Jewish Community Centers reflect the values of social justice and human rights that define the Jewish people. Through the efforts of dedicated men, women, and children an extensive network of social service delivery is provided to safeguard and enhance Jewish life and to meet the needs all people, Jews and non-Jews, in the communities they serve.

Unfortunately, JCCs could also become targets of terrorism or critical incidents. Several incidents have taken place since 1999, which made Jewish institutions across the United States begin reevaluating their security in the wake shootings like those at a Los Angeles area-based JCC that left five injured, three of them young children, and the 2014 attack at a JCC in Kansas that left three dead.

 

With many of these attacks being perpetrated by ‘lone wolves’, the country is keenly aware that it is difficult to predict how, why and when terrorists may attack. For Jewish Community Centers, many of which are housed in multi-building and multi-story campus-like settings, security and crisis management planning become that much more critical to the health and vitality of the center and those who use its services.

Creating secure Jewish communal institutions must include the design of a security plan. A sound security plan will leave an institution better able to thwart and if necessary recover from a security breach.  Remember, the best way to protect your institution is to prepare for and prevent an incident’s occurrence in the first place.

A security plan in a Jewish communal institution is as much a management issue as it is a technological one.  It involves motivating and educating all staff, leaders and community stakeholders to understand the need for security and to create and implement a coherent security plan.

Management must assess the risks and realities of the center to develop the security plan. Through this vulnerability assessment, changes or enhancements to the current security plan can be conducted. In addition management must set the tone that security is everyone’s responsibility so that it becomes an integral part of the center’s internal culture.

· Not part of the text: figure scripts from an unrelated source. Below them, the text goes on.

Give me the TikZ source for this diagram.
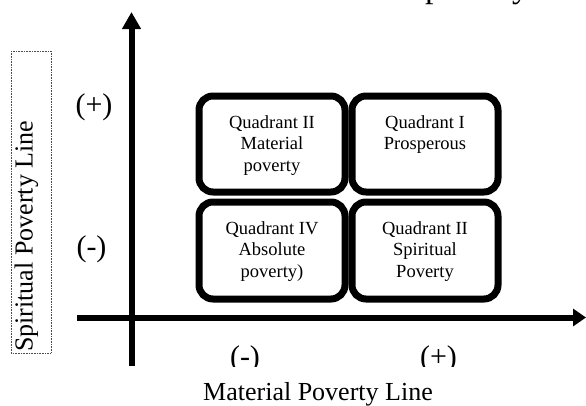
\documentclass[tikz,border=0pt]{standalone}
\usepackage{fontspec}
\setmainfont{Liberation Serif}
\usetikzlibrary{arrows.meta,positioning}
\tikzset{
x=1pt, y=-1pt,
quadrant/.style={draw=black,line width=7pt,rounded corners=14pt,minimum width=146pt,minimum height=96pt,inner sep=0pt},
qtext/.style={align=center,inner sep=0pt,font=\fontsize{18.5}{21.5}\selectfont},
axis/.style={line width=6pt,draw=black},
xtip/.style={-{Triangle[length=13pt,width=17pt]}},
ytip/.style={-{Triangle[length=17pt,width=18pt]}},
sign/.style={inner sep=0pt,font=\fontsize{30}{36}\selectfont},
caption/.style={inner sep=0pt,font=\fontsize{26}{30}\selectfont},
}
\begin{document}
\begin{tikzpicture}
\useasboundingbox (0,0) rectangle (586,405);
\node[anchor=base west,inner sep=0pt,font=\fontsize{34}{40}\selectfont] (title) at (425,-2.4) {poverty};

\node[quadrant] (q2) at (272,144) {};
\node[quadrant] (q1) at (425,144) {};
\node[quadrant,minimum height=97pt] (q4) at (272,250.5) {};
\node[quadrant,minimum height=97pt] (q3) at (425,250.5) {};
\node[qtext,below=22.5pt of q2.north] (q2text) {Quadrant II\\Material\\poverty};
\node[qtext,below=22.5pt of q1.north] (q1text) {Quadrant I\\Prosperous};
\node[qtext,below=22.5pt of q4.north] (q4text) {Quadrant IV\\Absolute\\poverty)};
\node[qtext,below=22.5pt of q3.north] (q3text) {Quadrant II\\Spiritual\\Poverty};

\coordinate (xstart) at (77,317.5);
\coordinate (xend) at (586,317.5);
\coordinate (ystart) at (131.5,366);
\coordinate (yend) at (131.5,12);
\draw[axis,xtip] (xstart) -- (xend);
\draw[axis,ytip] (ystart) -- (yend);

\node[sign] (yplus) at (94,107) {(+)};
\node[sign] (yminus) at (91.5,249) {(-)};
\begin{scope}
\clip (0,0) rectangle (586,366);
\node[sign] (xminus) at (245,359.5) {(-)};
\node[sign] (xplus) at (438.5,359.5) {(+)};
\end{scope}

\node[caption,anchor=base] (xlabel) at (318,400) {Material Poverty Line};
\draw[densely dotted,line width=0.6pt,black!70] (11,51) rectangle (51,353);
\node[caption,rotate=90,anchor=base west] (ylabel) at (32.5,352) {Spiritual Poverty Line};
\end{tikzpicture}
\end{document}
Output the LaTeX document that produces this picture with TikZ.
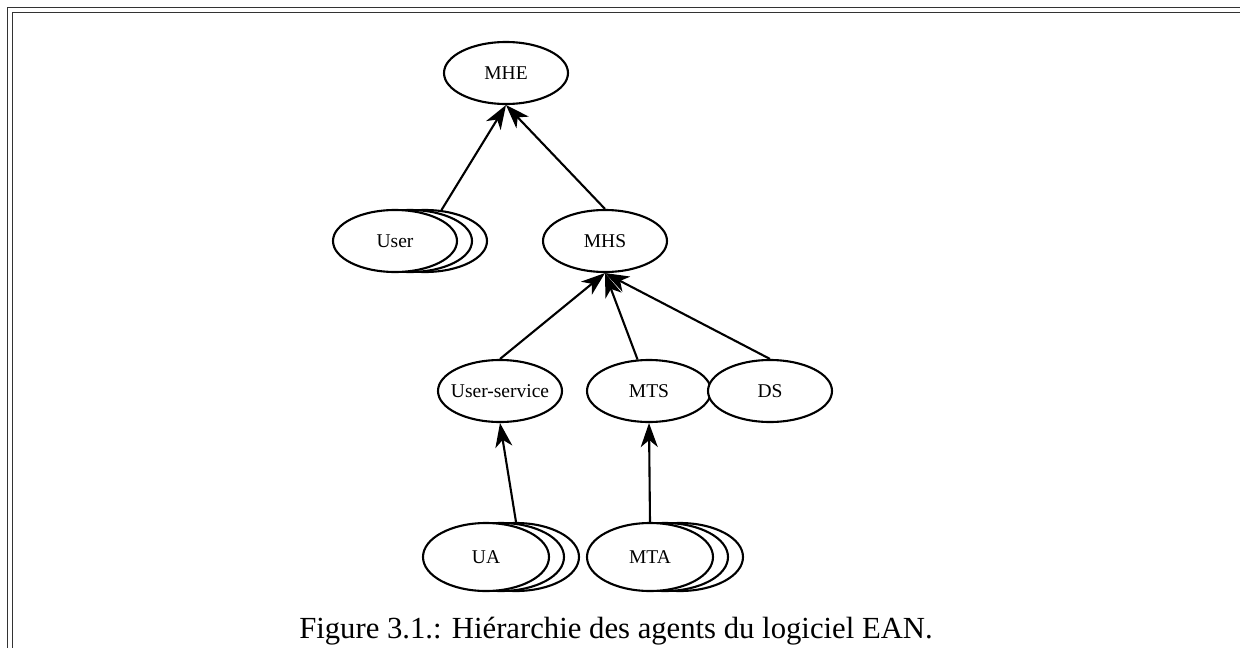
\documentclass[tikz,border=0pt]{standalone}
\usepackage{fontspec}
\setmainfont{Liberation Serif}
\usetikzlibrary{shapes.geometric,arrows.meta}
\begin{document}
\begin{tikzpicture}[x=1pt,y=-1pt,
  agent/.style={ellipse, draw, line width=2.1pt, fill=white,
    minimum width=124pt, minimum height=62pt, inner sep=0pt,
    font=\fontsize{19.5}{22}\selectfont},
  multi/.style={agent, minimum width=126pt, minimum height=68pt},
  link/.style={line width=2.1pt, -{Stealth[length=24pt,width=17pt,inset=7pt]}},
  frameline/.style={line width=1.8pt, draw=black!80}]
\useasboundingbox (0,0) rectangle (1240,648);

% double frame along the top and left edges
\draw[frameline] (7.5,648) -- (7.5,7.5) -- (1240,7.5);
\draw[frameline] (12.5,648) -- (12.5,12.5) -- (1240,12.5);

% single agents
\node[agent] (mhe) at (506,73) {MHE};
\node[agent] (mhs) at (605,241) {MHS};
\node[agent] (us)  at (500,391) {\makebox[60pt]{User-service}};
\node[agent] (mts) at (649,391) {MTS};
\node[agent] (ds)  at (770,391) {DS};

% stacked agents (several instances)
\node[agent] (user3) at (425,241) {};
\node[agent] (user2) at (410,241) {};
\node[agent] (user)  at (395,241) {User};

\node[multi] (ua3) at (516,557) {};
\node[multi] (ua2) at (501,557) {};
\node[multi] (ua)  at (486,557) {UA};

\node[multi] (mta3) at (680,557) {};
\node[multi] (mta2) at (665,557) {};
\node[multi] (mta)  at (650,557) {MTA};

% hierarchy links
\draw[link] (user3.62) -- (mhe.south);
\draw[link] (mhs.north) -- (mhe.south);
\draw[link] (us.north) -- (mhs.south);
\draw[link] (mts.110) -- (mhs.south);
\draw[link] (ds.north) -- (mhs.south);
\draw[link] (ua3.north) -- (us.south);
\draw[link] (mta.north) -- (mts.south);

% caption
\node[font=\fontsize{30.7}{34}\selectfont] (cap) at (616,631)
  {Figure 3.1.: Hiérarchie des agents du logiciel EAN.};
\end{tikzpicture}
\end{document}
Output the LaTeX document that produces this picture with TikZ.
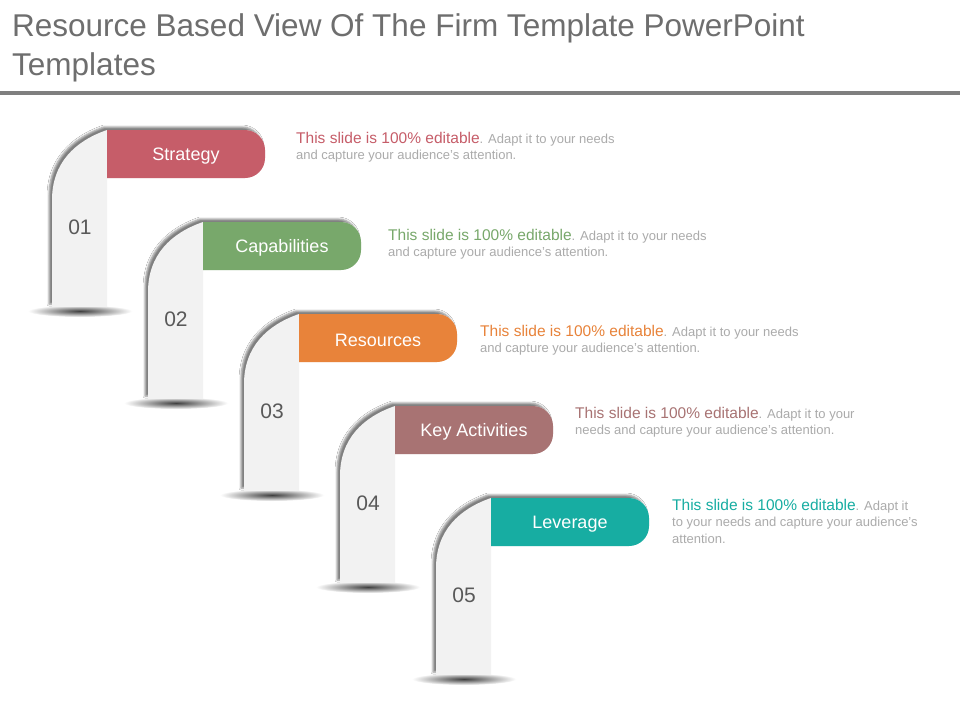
\documentclass[tikz,border=0pt]{standalone}
\usepackage{fontspec}
\setmainfont{Liberation Sans}
\usetikzlibrary{shadows.blur}

\definecolor{titlegray}{HTML}{6E6E6E}
\definecolor{rulegray}{HTML}{7F7F7F}
\definecolor{stemgray}{HTML}{F2F2F2}
\definecolor{numgray}{HTML}{595959}
\definecolor{notegray}{HTML}{ABABAB}
\definecolor{strategyred}{HTML}{C65D69}
\definecolor{capgreen}{HTML}{78A86B}
\definecolor{resorange}{HTML}{E8833A}
\definecolor{keymauve}{HTML}{A87373}
\definecolor{levteal}{HTML}{17ADA2}

\begin{document}
\begin{tikzpicture}[x=1pt, y=-1pt,
	stem/.style = {fill=stemgray, blur shadow={shadow xshift=-3pt, shadow yshift=3pt, shadow blur radius=2pt, shadow opacity=50}},
	label/.style = {text=white, font=\fontsize{18}{20}\selectfont},
	number/.style = {text=numgray, font=\fontsize{21}{24}\selectfont},
	note/.style = {anchor=west, align=left, inner sep=0pt, text=notegray, font=\fontsize{13}{16.5}\selectfont}]
	\useasboundingbox (0,0) rectangle (960,720);
	\fill[white] (0,0) rectangle (960,720);

	% title
	\node[anchor=base west, inner sep=0pt, text=titlegray, font=\fontsize{31.5}{36}\selectfont] (title) at (12,36) {Resource Based View Of The Firm Template PowerPoint};
	\node[anchor=base west, inner sep=0pt, text=titlegray, font=\fontsize{31.5}{36}\selectfont] (title2) at (12,75) {Templates};
	\fill[rulegray] (0,91) rectangle (960,95);

	% steps
	\foreach \i/\name/\col/\tx/\ty/\rest in {
		0/Strategy/strategyred/296/147/{Adapt it to your needs\\and capture your audience's attention.},
		1/Capabilities/capgreen/388/244/{Adapt it to your needs\\and capture your audience's attention.},
		2/Resources/resorange/480/340/{Adapt it to your needs\\and capture your audience's attention.},
		3/Key Activities/keymauve/575/422/{Adapt it to your\\needs and capture your audience's attention.},
		4/Leverage/levteal/672/521/{Adapt it\\to your needs and capture your audience's\\attention.}} {
		\pgfmathsetmacro\L{52+96*\i}
		\pgfmathsetmacro\R{\L+55}
		\pgfmathsetmacro\X{\R+158}
		\pgfmathsetmacro\T{130+92*\i}
		\pgfmathsetmacro\B{\T+177}
		\pgfmathsetmacro\C{\T+70}
		\shade[inner color=black!75, outer color=white] (\L+28,\B+4) ellipse (52 and 6);
		\path[stem] (\L,\B) -- (\L,\C) .. controls (\L,\C-37) and (\L+23,\T+11) .. (\R,\T)
			[rounded corners=20] -- (\X,\T) -- (\X,\T+48) [sharp corners] -- (\R,\T+48) -- (\R,\B) -- cycle;
		\fill[\col] (\R,\T) [rounded corners=20] -- (\X,\T) -- (\X,\T+48) [sharp corners] -- (\R,\T+48) -- cycle;
		\node[label] (tab\i) at ({(\R+\X)/2},\T+26) {\name};
		\node[number] (num\i) at (\L+28,\T+97) {0\the\numexpr\i+1\relax};
		\node[note] (txt\i) at (\tx,\ty) {{\fontsize{15.5}{16.5}\selectfont\color{\col}This slide is 100\% editable}. \rest};
	}
\end{tikzpicture}
\end{document}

Community stakeholders have just as important role in ensuring the safety of the center. The community stakeholder must:

  • Understand what suspicious activity is, be watchful, ready and willing to report it
  • Know their building and report anything that looks out of place or missing. If you See Something, Say SomethingTM by going here to report suspicious activity
  • Actively cooperate with security directions, check-in procedures and other protocol
  • Help create a culture that is both secure and welcoming
  • Support the board and administration as they make decisions to create and implement an effective security plan

Good security practice flows down from top management at the center. It is important for administrators to share security information with staff and center patrons to increase security consciousness throughout the organization.

Security is a long-term issue facing Jewish Community Centers. It is not something that can be effectively addressed with each new alert or increased sense of risk. Solutions implemented in this manner can be costly and less effective.

Proactive security planning and communication are essential to keeping your community center safe and vibrant should a critical incident occur.